Re: [PATCH v2] proc: "mount -o lookup=" support

From: Christian Brauner
Date: Wed Jan 19 2022 - 12:31:15 EST


On Wed, Jan 19, 2022 at 06:15:22PM +0100, Alexey Gladkov wrote:
> On Wed, Jan 19, 2022 at 05:24:23PM +0100, Christian Brauner wrote:
> > On Wed, Jan 19, 2022 at 06:48:03PM +0300, Alexey Dobriyan wrote:
> > > From 61376c85daab50afb343ce50b5a97e562bc1c8d3 Mon Sep 17 00:00:00 2001
> > > From: Alexey Dobriyan <adobriyan@xxxxxxxxx>
> > > Date: Mon, 22 Nov 2021 20:41:06 +0300
> > > Subject: [PATCH 1/1] proc: "mount -o lookup=..." support
> > >
> > > Docker implements MaskedPaths configuration option
> > >
> > > https://github.com/estesp/docker/blob/9c15e82f19b0ad3c5fe8617a8ec2dddc6639f40a/oci/defaults.go#L97
> > >
> > > to disable certain /proc files. It overmounts them with /dev/null.
> > >
> > > Implement proper mount option which selectively disables lookup/readdir
> > > in the top level /proc directory so that MaskedPaths doesn't need
> > > to be updated as time goes on.
> >
> > I might've missed this when this was sent the last time so maybe it was
> > clearly explained in an earlier thread: What's the reason this needs to
> > live in the kernel?
> >
> > The MaskedPaths entry is optional so runtimes aren't required to block
> > anything by default and this mostly makes sense for workloads that run
> > privileged.
> >
> > In addition MaskedPaths is a generic option which allows to hide any
> > existing path, not just proc. Even in the very docker-specific defaults
> > /sys/firmware is covered.
> >
> > I do see clear value in the subset= and hidepid= options. They are
> > generally useful independent of opinionated container workloads.
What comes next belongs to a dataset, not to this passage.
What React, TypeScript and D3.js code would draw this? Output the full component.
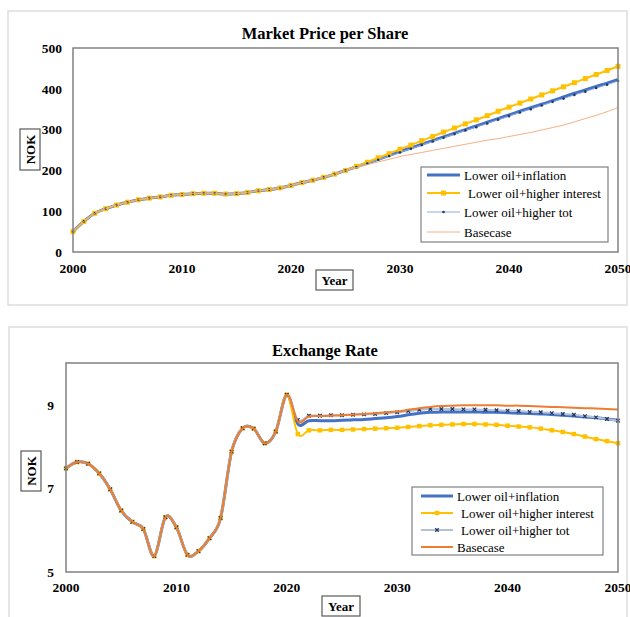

I don't
> > see the same for lookup=.
> >
> > An alternative I find more sensible is to add a new value for subset=
> > that hides anything(?) that only global root should have read/write
> > access too.
>
> Or we can allow to change permissions in the procfs only in the direction
> of decreasing (if some file has 644 then allow to set 640 or 600). In this
> case, we will not need to constantly check the whitelist.
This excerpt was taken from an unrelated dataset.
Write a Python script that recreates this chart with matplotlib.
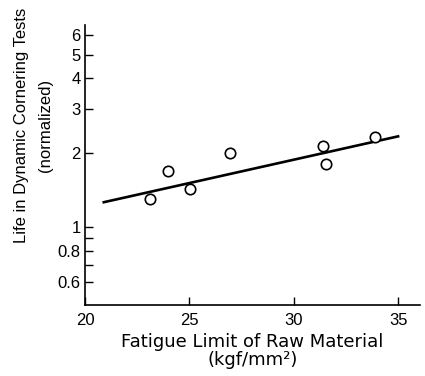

I don't fancy any filtering or allowlist approach. I find that rather
inelegant. But if I understand you correctly is that if we were to have
decreasing permissions we could allow a (namespace) procfs-admin to set
permissions so that the relevant files are essentially read-only or not
even readable at all for container workloads. So once you've lowered
perms you can't raise them which ensures even namespace procfs-admin
can't raise them again.
Might work as well. But that implies that we wouldn't need any allowlist
at all afaict.